MALVEAUX: Big news. If you loved "Avatar," director James Cameron says there's going to be three sequels. That's right. He's planning to go back to New Zealand, shoot all of them over a period of several months or so. Now, the government there is paying for a nice chunk of the filming costs. Cameron very excited. He is hoping to have the first sequel in theaters by this time in 2016 or so. The original "Avatar" is the highest grossing movie ever, nearly $3 billion worldwide. I loved that film. That was a great one. Good to see some sequels, as well.

And finally today, pandas. There's an all-out effort to save them from extinction. It is attracting visitors from all over to a panda breeding center in China. Ivan Watson has the story.

(BEGIN VIDEOTAPE)

IVAN WATSON, CNN CORRESPONDENT (voice-over): What's cuter than a baby panda climbing a tree? How about a baby trying to talk to those baby pandas. This is the kind of pandemonium you get at the Panda Breeding Research Center in Chengdu, China.

WATSON (on camera): Hello there.

This little panda, her name is Mumu (ph). A little bit too cute for words right now getting this close to this little animal. She's one of the oldest of the 14 pandas born at this facility this summer. And the trainers say that she's one of their favorites because she's so active. WATSON (voice-over): Conservation groups, like the World Wildlife Fund, call China's effort to save the giant panda from extinction a success story. With breakthroughs in artificial insemination and the use of incubators, experts here have gotten much better at breeding and raising baby pandas.

WATSON (on camera): A mid-morning nap for this fellow.

WATSON (voice-over): The giant panda isn't exactly the most athletic creature in the animal kingdom. Unless you count eating bamboo and napping. But these large, arguably lazy animals definitely have charisma.

CHRIS DELBENE, U.S. EXCHANGE STUDENT: They're cute, man.

JUSTIN JACKSON, U.S. EXCHANGE STUDENT: Yes.

DELBENE: They're great. They live a great lifestyle. And you play all day, eat, sleep.

JACKSON: So they're very like a lovable creature and obviously they're extremely cute.

WATSON: The breeding center in Chengdu has become a panda theme park, attracting more than a million visitors a year. They travel in panda wagons and go home loaded with panda hats and ear muffs. Panda experts say their next big challenge is learning how to introduce captive pandas back into the wild. Because at this zoo, these normally solitary creatures have gotten accustomed to some pretty close human contact.
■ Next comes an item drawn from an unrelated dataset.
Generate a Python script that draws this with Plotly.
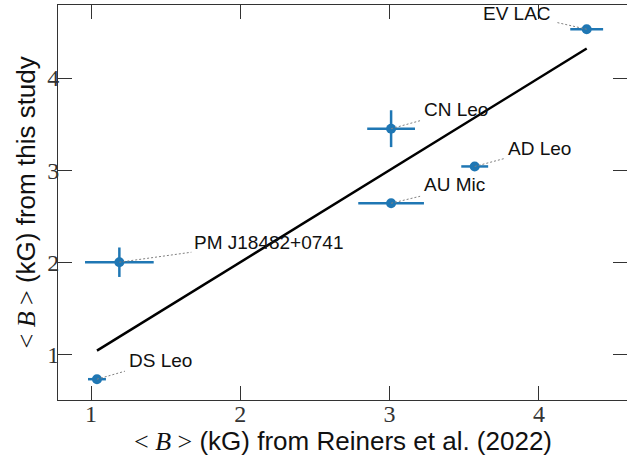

WATSON (on camera): So this is the highlight of the visit to this panda breeding center. For a donation, you get to sit next to one of these fuzzy animals, 15-month-old Momiao (ph), a female, who's chowing down on bamboo shoots dipped in honey. And you get to hug her.

Ivan Watson, CNN, Chengdu, China.

(END VIDEOTAPE)

MALVEAUX: Oh, that's awesome. That's our war correspondent hugging a panda. You got to love it there. Adorable.

Thanks for watching AROUND THE WORLD. CNN NEWSROOM starts right now.

WOLF BLITZER, CNN ANCHOR: Right now, supporters of that compromise budget deal are trying to round up votes. The agreement sailed through the House, but it faces a tougher time in the Senate. We're going to have the latest vote tally live from Capitol Hill.

Right now, the debate over amnesty for Edward Snowden. He said he'd come home if he got protection from prosecution. So what is the head of the NSA saying about the offer? We're going to tell you.

And right now, finals week back on at Harvard after a bomb scare this morning briefly shut down parts of the campus. With nerves still raw from the Boston Marathon bombings, university officials were taking no chances. We'll have a live update from Cambridge just ahead.

Hello. I'm Wolf Blitzer in Washington.

They say every vote counts and supporters of that compromise budget deal are counting every vote in the Senate right now. They expect the deal to pass, but the outcome is not necessarily completely guaranteed. The margin could even be razor thin. Among the Republicans who say they'll vote for the bill, Senator Susan Collins, Senator Ron Johnson, Senator John McCain.